**DATA EXTRACT:**
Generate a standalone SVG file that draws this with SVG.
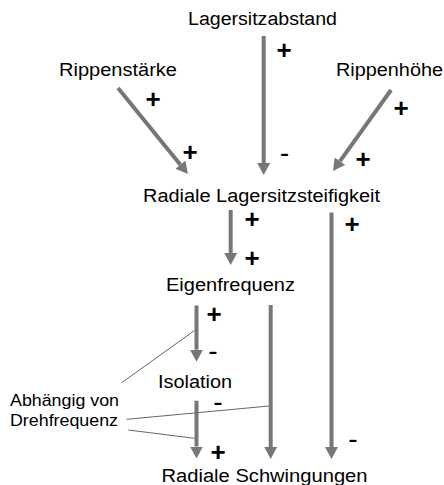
<svg xmlns="http://www.w3.org/2000/svg" width="444" height="485" viewBox="0 0 444 485">
<style>
.lbl{font-family:"Liberation Sans",Arial,sans-serif;font-size:18px;fill:#000;text-anchor:middle}
.sm{font-family:"Liberation Sans",Arial,sans-serif;font-size:16px;fill:#000}
.sg{font-family:"Liberation Sans",Arial,sans-serif;font-size:26px;font-weight:bold;fill:#000;text-anchor:middle}
.mn{font-family:"Liberation Sans",Arial,sans-serif;font-size:19px;font-weight:bold;fill:#000;text-anchor:middle}
.ar{stroke:#777;stroke-width:4;fill:none;marker-end:url(#ah)}
.th{stroke:#666;stroke-width:1;fill:none}
</style>
<defs>
<marker id="ah" viewBox="0 0 12 13" markerUnits="userSpaceOnUse" markerWidth="12" markerHeight="13" refX="0" refY="6.5" orient="auto">
<polygon points="0,0 12,6.5 0,13" fill="#777"/>
</marker>
</defs>
<g id="n-lagersitzabstand"><text class="lbl" x="262.5" y="25" textLength="149" lengthAdjust="spacingAndGlyphs">Lagersitzabstand</text></g>
<g id="n-rippenstaerke"><text class="lbl" x="118" y="76" textLength="118" lengthAdjust="spacingAndGlyphs">Rippenstärke</text></g>
<g id="n-rippenhoehe"><text class="lbl" x="389.5" y="76" textLength="107" lengthAdjust="spacingAndGlyphs">Rippenhöhe</text></g>
<g id="n-steifigkeit"><text class="lbl" x="261.5" y="201.5" textLength="237" lengthAdjust="spacingAndGlyphs">Radiale Lagersitzsteifigkeit</text></g>
<g id="n-eigenfrequenz"><text class="lbl" x="230.5" y="290.5" textLength="129" lengthAdjust="spacingAndGlyphs">Eigenfrequenz</text></g>
<g id="n-isolation"><text class="lbl" x="195" y="387.5" textLength="74" lengthAdjust="spacingAndGlyphs">Isolation</text></g>
<g id="n-schwingungen"><text class="lbl" x="264.5" y="482" textLength="206" lengthAdjust="spacingAndGlyphs">Radiale Schwingungen</text></g>
<g id="n-abhaengig"><text class="sm" x="10" y="406" textLength="109" lengthAdjust="spacingAndGlyphs">Abhängig von</text><text class="sm" x="10" y="425.5" textLength="108" lengthAdjust="spacingAndGlyphs">Drehfrequenz</text></g>
<g id="connectors">
<line class="ar" x1="263.7" y1="36" x2="263.7" y2="163"/>
<line class="ar" x1="118" y1="88" x2="180.4" y2="164.7"/>
<line class="ar" x1="391" y1="90" x2="340" y2="161.2"/>
<line class="ar" x1="230.7" y1="210" x2="230.7" y2="253"/>
<line class="ar" x1="331.5" y1="212.5" x2="331.5" y2="447"/>
<line class="ar" x1="196.5" y1="305.5" x2="196.5" y2="349.7"/>
<line class="ar" x1="270.7" y1="305" x2="270.7" y2="447"/>
<line class="ar" x1="196.5" y1="400.7" x2="196.5" y2="446.5"/>
<line class="th" x1="121.7" y1="382.7" x2="194.5" y2="330.5"/>
<line class="th" x1="126.7" y1="419.3" x2="269" y2="406"/>
<line class="th" x1="128.3" y1="430" x2="194.5" y2="438.3"/>
</g>
<g id="signs">
<text class="sg" x="284" y="59.3">+</text>
<text class="sg" x="153" y="108.3">+</text>
<text class="sg" x="190" y="161.3">+</text>
<text class="mn" x="284.5" y="160" textLength="9" lengthAdjust="spacingAndGlyphs">-</text>
<text class="sg" x="401" y="117.3">+</text>
<text class="sg" x="363" y="168.3">+</text>
<text class="sg" x="252" y="228.3">+</text>
<text class="sg" x="252" y="267.3">+</text>
<text class="sg" x="352" y="233.3">+</text>
<text class="sg" x="214" y="323.3">+</text>
<text class="mn" x="213" y="358.3" textLength="9" lengthAdjust="spacingAndGlyphs">-</text>
<text class="mn" x="218" y="408.7" textLength="9" lengthAdjust="spacingAndGlyphs">-</text>
<text class="mn" x="353" y="446" textLength="9" lengthAdjust="spacingAndGlyphs">-</text>
<text class="sg" x="218" y="461.3">+</text>
</g>
</svg>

**WHAT IS EXPECTED:**
Without the pictures, write out all of the material exactly.

**REPLY TO THE TASK:**
Generate a standalone SVG file that draws this with SVG.
<svg xmlns="http://www.w3.org/2000/svg" width="444" height="485" viewBox="0 0 444 485">
<style>
.lbl{font-family:"Liberation Sans",Arial,sans-serif;font-size:18px;fill:#000;text-anchor:middle}
.sm{font-family:"Liberation Sans",Arial,sans-serif;font-size:16px;fill:#000}
.sg{font-family:"Liberation Sans",Arial,sans-serif;font-size:26px;font-weight:bold;fill:#000;text-anchor:middle}
.mn{font-family:"Liberation Sans",Arial,sans-serif;font-size:19px;font-weight:bold;fill:#000;text-anchor:middle}
.ar{stroke:#777;stroke-width:4;fill:none;marker-end:url(#ah)}
.th{stroke:#666;stroke-width:1;fill:none}
</style>
<defs>
<marker id="ah" viewBox="0 0 12 13" markerUnits="userSpaceOnUse" markerWidth="12" markerHeight="13" refX="0" refY="6.5" orient="auto">
<polygon points="0,0 12,6.5 0,13" fill="#777"/>
</marker>
</defs>
<g id="n-lagersitzabstand"><text class="lbl" x="262.5" y="25" textLength="149" lengthAdjust="spacingAndGlyphs">Lagersitzabstand</text></g>
<g id="n-rippenstaerke"><text class="lbl" x="118" y="76" textLength="118" lengthAdjust="spacingAndGlyphs">Rippenstärke</text></g>
<g id="n-rippenhoehe"><text class="lbl" x="389.5" y="76" textLength="107" lengthAdjust="spacingAndGlyphs">Rippenhöhe</text></g>
<g id="n-steifigkeit"><text class="lbl" x="261.5" y="201.5" textLength="237" lengthAdjust="spacingAndGlyphs">Radiale Lagersitzsteifigkeit</text></g>
<g id="n-eigenfrequenz"><text class="lbl" x="230.5" y="290.5" textLength="129" lengthAdjust="spacingAndGlyphs">Eigenfrequenz</text></g>
<g id="n-isolation"><text class="lbl" x="195" y="387.5" textLength="74" lengthAdjust="spacingAndGlyphs">Isolation</text></g>
<g id="n-schwingungen"><text class="lbl" x="264.5" y="482" textLength="206" lengthAdjust="spacingAndGlyphs">Radiale Schwingungen</text></g>
<g id="n-abhaengig"><text class="sm" x="10" y="406" textLength="109" lengthAdjust="spacingAndGlyphs">Abhängig von</text><text class="sm" x="10" y="425.5" textLength="108" lengthAdjust="spacingAndGlyphs">Drehfrequenz</text></g>
<g id="connectors">
<line class="ar" x1="263.7" y1="36" x2="263.7" y2="163"/>
<line class="ar" x1="118" y1="88" x2="180.4" y2="164.7"/>
<line class="ar" x1="391" y1="90" x2="340" y2="161.2"/>
<line class="ar" x1="230.7" y1="210" x2="230.7" y2="253"/>
<line class="ar" x1="331.5" y1="212.5" x2="331.5" y2="447"/>
<line class="ar" x1="196.5" y1="305.5" x2="196.5" y2="349.7"/>
<line class="ar" x1="270.7" y1="305" x2="270.7" y2="447"/>
<line class="ar" x1="196.5" y1="400.7" x2="196.5" y2="446.5"/>
<line class="th" x1="121.7" y1="382.7" x2="194.5" y2="330.5"/>
<line class="th" x1="126.7" y1="419.3" x2="269" y2="406"/>
<line class="th" x1="128.3" y1="430" x2="194.5" y2="438.3"/>
</g>
<g id="signs">
<text class="sg" x="284" y="59.3">+</text>
<text class="sg" x="153" y="108.3">+</text>
<text class="sg" x="190" y="161.3">+</text>
<text class="mn" x="284.5" y="160" textLength="9" lengthAdjust="spacingAndGlyphs">-</text>
<text class="sg" x="401" y="117.3">+</text>
<text class="sg" x="363" y="168.3">+</text>
<text class="sg" x="252" y="228.3">+</text>
<text class="sg" x="252" y="267.3">+</text>
<text class="sg" x="352" y="233.3">+</text>
<text class="sg" x="214" y="323.3">+</text>
<text class="mn" x="213" y="358.3" textLength="9" lengthAdjust="spacingAndGlyphs">-</text>
<text class="mn" x="218" y="408.7" textLength="9" lengthAdjust="spacingAndGlyphs">-</text>
<text class="mn" x="353" y="446" textLength="9" lengthAdjust="spacingAndGlyphs">-</text>
<text class="sg" x="218" y="461.3">+</text>
</g>
</svg>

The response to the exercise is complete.